NCP was a precursor to the Transmission Control Protocol (TCP)-a more reliable communication protocol that provides better flow control and error control mechanism. During December 1982, all nodes with NCP were transitioning to TCP. Soon, TCP became the mandatory protocol for the Internet under the National Science Foundation (NSFNET) program. This eventually led to merging of several Internet based networks like NSFNET, ARPANET, etc., into a single unified Internet.
By December 1985, the Internet was already well established as a technology supporting a broad community of researchers and developers. Since December 1990, this community’s ecumenism and financial strength, rise of globalisation as well as the quality of communication protocols ensured that Internet evolved into an open, globally connected and secure information infrastructure. Soon, applications were developed on the Internet which enabled the Internet to become a test bed for innovation.

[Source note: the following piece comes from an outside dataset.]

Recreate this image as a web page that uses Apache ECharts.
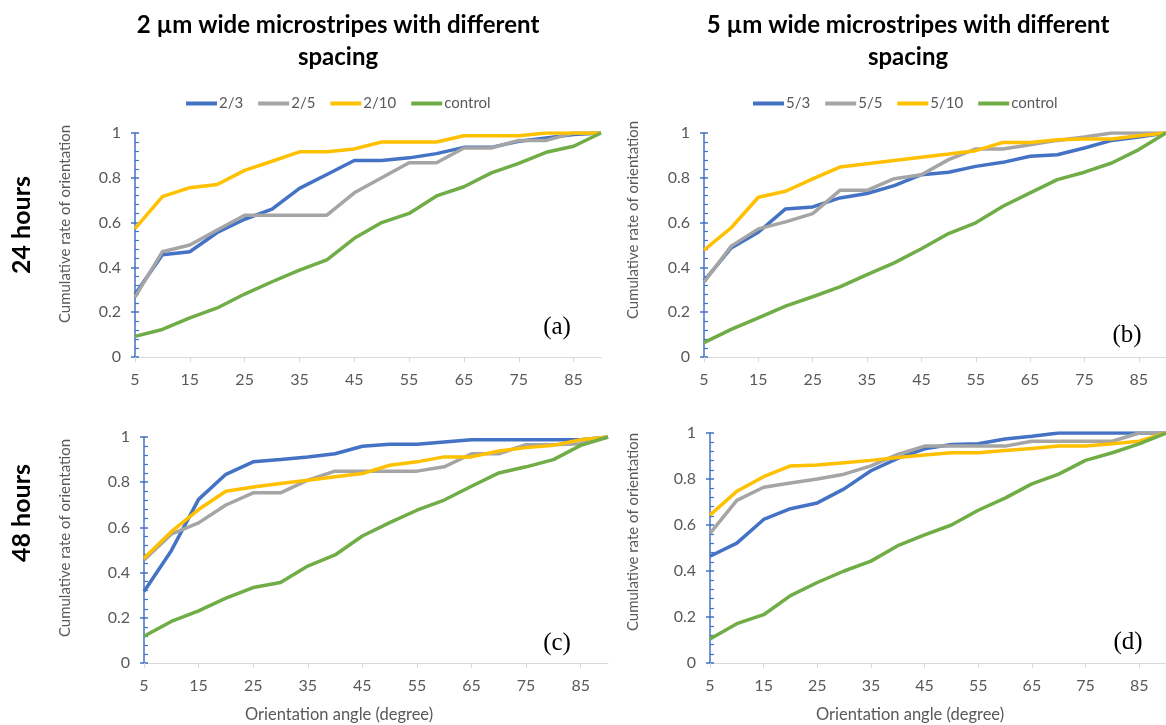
<!DOCTYPE html>
<html>
<head>
<meta charset="utf-8">
<title>Cumulative rate of orientation</title>
<script src="https://cdn.jsdelivr.net/npm/echarts@6/dist/echarts.min.js"></script>
<style>
html, body { margin: 0; padding: 0; background: #fff; }
#main { width: 1166px; height: 725px; }
</style>
</head>
<body>
<div id="main"></div>
<script>
/**
 * 4 small line charts, 2 um / 5 um stripes, 24 h / 48 h
 */
var angles = ['5', '10', '15', '20', '25', '30', '35', '40', '45', '50', '55', '60', '65', '70', '75', '80', '85', '90'];
var names2 = ['2/3', '2/5', '2/10', 'control'];
var names5 = ['5/3', '5/5', '5/10', 'control'];
var colors = ['#4472C4', '#A5A5A5', '#FFC000', '#70AD47'];
var yTicks = [0, 0.2, 0.4, 0.6, 0.8, 1];

// (a) 2 um, 24 hours
var a23 = [0.28, 0.456, 0.47, 0.556, 0.615, 0.66, 0.753, 0.815, 0.877, 0.877, 0.889, 0.908, 0.936, 0.936, 0.963, 0.978, 0.993, 1];
var a25 = [0.267, 0.47, 0.5, 0.567, 0.633, 0.633, 0.633, 0.633, 0.733, 0.8, 0.867, 0.867, 0.933, 0.933, 0.967, 0.967, 1, 1];
var a210 = [0.573, 0.716, 0.756, 0.77, 0.833, 0.874, 0.916, 0.916, 0.929, 0.96, 0.96, 0.96, 0.988, 0.988, 0.988, 1, 1, 1];
var aCtrl = [0.092, 0.123, 0.175, 0.219, 0.281, 0.336, 0.388, 0.434, 0.53, 0.6, 0.641, 0.719, 0.76, 0.822, 0.864, 0.914, 0.941, 1];

// (b) 5 um, 24 hours
var b53 = [0.339, 0.487, 0.557, 0.661, 0.67, 0.71, 0.73, 0.765, 0.814, 0.825, 0.851, 0.869, 0.896, 0.903, 0.933, 0.967, 0.982, 1];
var b55 = [0.334, 0.495, 0.572, 0.603, 0.64, 0.744, 0.744, 0.796, 0.814, 0.881, 0.929, 0.929, 0.948, 0.967, 0.982, 1, 1, 1];
var b510 = [0.477, 0.577, 0.713, 0.74, 0.795, 0.848, 0.863, 0.877, 0.892, 0.906, 0.921, 0.958, 0.958, 0.97, 0.973, 0.973, 0.988, 1];
var bCtrl = [0.064, 0.123, 0.175, 0.227, 0.269, 0.313, 0.368, 0.42, 0.483, 0.551, 0.599, 0.673, 0.733, 0.792, 0.825, 0.866, 0.926, 1];

// (c) 2 um, 48 hours
var c23 = [0.316, 0.497, 0.724, 0.835, 0.89, 0.9, 0.912, 0.926, 0.959, 0.968, 0.968, 0.978, 0.988, 0.988, 0.988, 0.988, 0.988, 1];
var c25 = [0.456, 0.57, 0.62, 0.699, 0.753, 0.753, 0.809, 0.849, 0.849, 0.849, 0.849, 0.868, 0.926, 0.926, 0.966, 0.966, 0.97, 1];
var c210 = [0.463, 0.581, 0.679, 0.76, 0.779, 0.794, 0.809, 0.824, 0.838, 0.875, 0.89, 0.912, 0.912, 0.938, 0.953, 0.963, 0.988, 1];
var cCtrl = [0.118, 0.184, 0.231, 0.287, 0.334, 0.356, 0.429, 0.478, 0.562, 0.621, 0.676, 0.721, 0.782, 0.841, 0.868, 0.9, 0.963, 1];

// (d) 5 um, 48 hours
var d53 = [0.464, 0.521, 0.624, 0.671, 0.696, 0.757, 0.836, 0.89, 0.931, 0.95, 0.953, 0.974, 0.986, 1, 1, 1, 1, 1];
var d55 = [0.564, 0.707, 0.764, 0.783, 0.8, 0.821, 0.857, 0.907, 0.943, 0.943, 0.943, 0.943, 0.964, 0.964, 0.964, 0.964, 1, 1];
var d510 = [0.643, 0.747, 0.81, 0.857, 0.861, 0.871, 0.881, 0.893, 0.904, 0.914, 0.914, 0.924, 0.933, 0.943, 0.943, 0.953, 0.964, 1];
var dCtrl = [0.104, 0.171, 0.21, 0.293, 0.35, 0.4, 0.443, 0.51, 0.557, 0.6, 0.664, 0.717, 0.779, 0.821, 0.881, 0.914, 0.953, 1];

var panels = [
    { grid: { left: 135, top: 133, width: 466, height: 224 }, names: names2, data: [a23, a25, a210, aCtrl] },
    { grid: { left: 704, top: 133, width: 466, height: 224 }, names: names5, data: [b53, b55, b510, bCtrl] },
    { grid: { left: 144, top: 437, width: 464, height: 226 }, names: names2, data: [c23, c25, c210, cCtrl] },
    { grid: { left: 710, top: 433, width: 466, height: 230 }, names: names5, data: [d53, d55, d510, dCtrl] }
];

var sansFont = 'Lato';
var grayText = '#595959';

var grids = [], xAxes = [], yAxes = [], series = [];

panels.forEach(function (p, i) {
    grids.push(p.grid);
    xAxes.push({
        gridIndex: i,
        type: 'category',
        data: angles,
        boundaryGap: false,
        axisLine: { lineStyle: { color: '#D9D9D9', width: 1 } },
        axisTick: { show: true, length: 5, lineStyle: { color: '#D9D9D9' } },
        axisLabel: { interval: 1, color: grayText, fontSize: 16, fontFamily: sansFont, margin: 15 },
        splitLine: { show: false }
    });
    // main y axis: labels, inside major + minor ticks
    yAxes.push({
        gridIndex: i,
        type: 'value',
        min: yTicks[0],
        max: yTicks[yTicks.length - 1],
        interval: 0.2,
        axisLine: { show: true, lineStyle: { color: '#4472C4', width: 1.5 } },
        axisTick: { show: true, inside: true, length: 4, lineStyle: { color: '#4472C4', width: 1.5 } },
        minorTick: { show: true, splitNumber: 5, length: 4, lineStyle: { color: '#4472C4', width: 1.2 } },
        axisLabel: { color: grayText, fontSize: 16, fontFamily: sansFont, margin: 14 },
        splitLine: { show: false }
    });
    // second y axis only for the outside half of the major ticks
    yAxes.push({
        gridIndex: i,
        type: 'value',
        position: 'left',
        min: yTicks[0],
        max: yTicks[yTicks.length - 1],
        interval: 0.2,
        axisLine: { show: false },
        axisTick: { show: true, inside: false, length: 4, lineStyle: { color: '#4472C4', width: 1.5 } },
        axisLabel: { show: false },
        splitLine: { show: false }
    });
    p.data.forEach(function (vals, k) {
        series.push({
            name: p.names[k],
            type: 'line',
            xAxisIndex: i,
            yAxisIndex: i * 2,
            data: vals,
            symbol: 'none',
            color: colors[k],
            lineStyle: { width: 3.5, color: colors[k] },
            z: 2 + k
        });
    });
});

function txt(x, y, s, font, color, rot) {
    return {
        type: 'text', x: x, y: y, rotation: rot || 0,
        style: {
            text: s, fill: color, font: font,
            textAlign: 'center', textVerticalAlign: 'middle', lineHeight: 32
        }
    };
}

var titleFont = 'bold 24px ' + sansFont;
var rowFont = 'bold 25px ' + sansFont;
var yNameFont = '15px ' + sansFont;
var xNameFont = '16.5px ' + sansFont;
var panelFont = '25px "Liberation Serif"';
var yName = 'Cumulative rate of orientation';
var xName = 'Orientation angle (degree)';

var legendBase = {
    top: 91,
    icon: 'rect',
    itemWidth: 31,
    itemHeight: 4,
    itemGap: 15,
    selectedMode: false,
    textStyle: { color: grayText, fontSize: 15, fontFamily: sansFont, padding: [0, 0, 0, -3] }
};

var option = {
    animation: false,
    backgroundColor: '#fff',
    legend: [
        Object.assign({ left: 181, data: names2 }, legendBase),
        Object.assign({ left: 748, data: names5 }, legendBase)
    ],
    grid: grids,
    xAxis: xAxes,
    yAxis: yAxes,
    series: series,
    graphic: [
        txt(338, 41, '2 µm wide microstripes with different\nspacing', titleFont, '#000'),
        txt(908, 41, '5 µm wide microstripes with different\nspacing', titleFont, '#000'),
        txt(22, 225, '24 hours', rowFont, '#000', Math.PI / 2),
        txt(22, 513, '48 hours', rowFont, '#000', Math.PI / 2),
        txt(65, 224, yName, yNameFont, grayText, Math.PI / 2),
        txt(633, 220, yName, yNameFont, grayText, Math.PI / 2),
        txt(65, 538, yName, yNameFont, grayText, Math.PI / 2),
        txt(633, 532, yName, yNameFont, grayText, Math.PI / 2),
        txt(339, 715, xName, xNameFont, grayText),
        txt(910, 715, xName, xNameFont, grayText),
        txt(557, 327, '(a)', panelFont, '#000'),
        txt(1127, 335, '(b)', panelFont, '#000'),
        txt(557, 643, '(c)', panelFont, '#000'),
        txt(1128, 642, '(d)', panelFont, '#000')
    ]
};

var myChart = echarts.init(document.getElementById('main'));
myChart.setOption(option);
</script>
</body>
</html>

But the conceptualisers of open architectural principles and TCP/IP protocol realised that true potential of the Internet lies in empowering the user to shape its evolution. Accordingly, Bob Kahn and Vint Cerf set up the Internet Society in 1992 to promote the open development, evolution and use of the Internet for the benefit of all people throughout the world.
The role of Internet in development of an Information Society was soon realised by other non-technical, reputable intergovernmental organisations. In this context, The World Summit on the Information Society (WSIS) was the first major UN sponsored event to discuss the implications of emerging technologies like the Internet. Specially, the Geneva phase of the WSIS, in December 2003, acknowledged the growing realization that the Internet has evolved into a global facility available to the public and its governance should constitute a core issue of the Information Society agenda. An overall review of implementation of these outcomes was successfully conducted by the United Nations General Assembly in December 2015.
The month of December still continues to play a significant role in the evolution of the Internet. December 2017 has been a mixed bag .On the positive side, individuals across the globe will gather at Internet Governance Forum 2017 to shape their digital future. On the negative side, the Federal Communications Commission has just repealed the net neutrality rules which protected an open Internet.
The month of December not only signifies the end of a year but also heralds the start of a new year. As we enter a new year, the Internet community still faces some critical challenges – connecting the digital unconnected, violation of online human rights, etc. At Internet Society and Digital Empowerment Foundation, we are confident that the global Internet community will continue to come up with innovative solutions to overcome these challenges and safeguard the interests of their multiple stakeholders. Indeed, history will repeat itself – offline as well as online!